Cameron’s key demand is that EU migrants in Britain must live there for at least four years before they can get welfare benefits but his peers says this is discriminatory and undercuts the core EU principle of free movement.
Asked whether the prime minister now understood this was a red line for his EU counterparts, Tusk said: “For me, the clearest message is that ... no one, including David Cameron, is ready to accept discrimination.”
He stressed that the atmosphere over a summit dinner was good and said the discussions had made “significant progress.”
But “we have to be sure that we have to be tough on some red lines and fundamentals,” he said.
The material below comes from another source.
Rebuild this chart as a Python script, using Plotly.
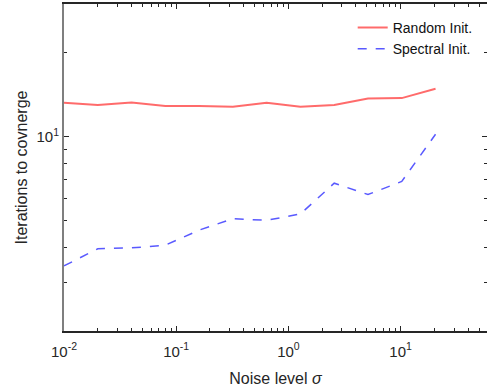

“We will not give up on free movement.”
Among other demands, Cameron wants Brussels to ensure greater protection for non-Eurozone member states, an exemption from the EU’s goal of “ever closer union” and greater economic competitiveness but these three issues are much less controversial than his migrant welfare limit.
Powerful German Chancellor Angela Merkel has made clear she has serious reservations over Cameron’s demand while east European members such as Poland and Hungary who have hundreds of thousands of workers in Britain, are strongly opposed.
Cameron says that if gets the changes he wants from Brussels, he will campaign for a ‘Yes’ vote on Britain’s membership in a referendum he has promised by 2017.
If he fails, he says “all options are open;” AFP reported.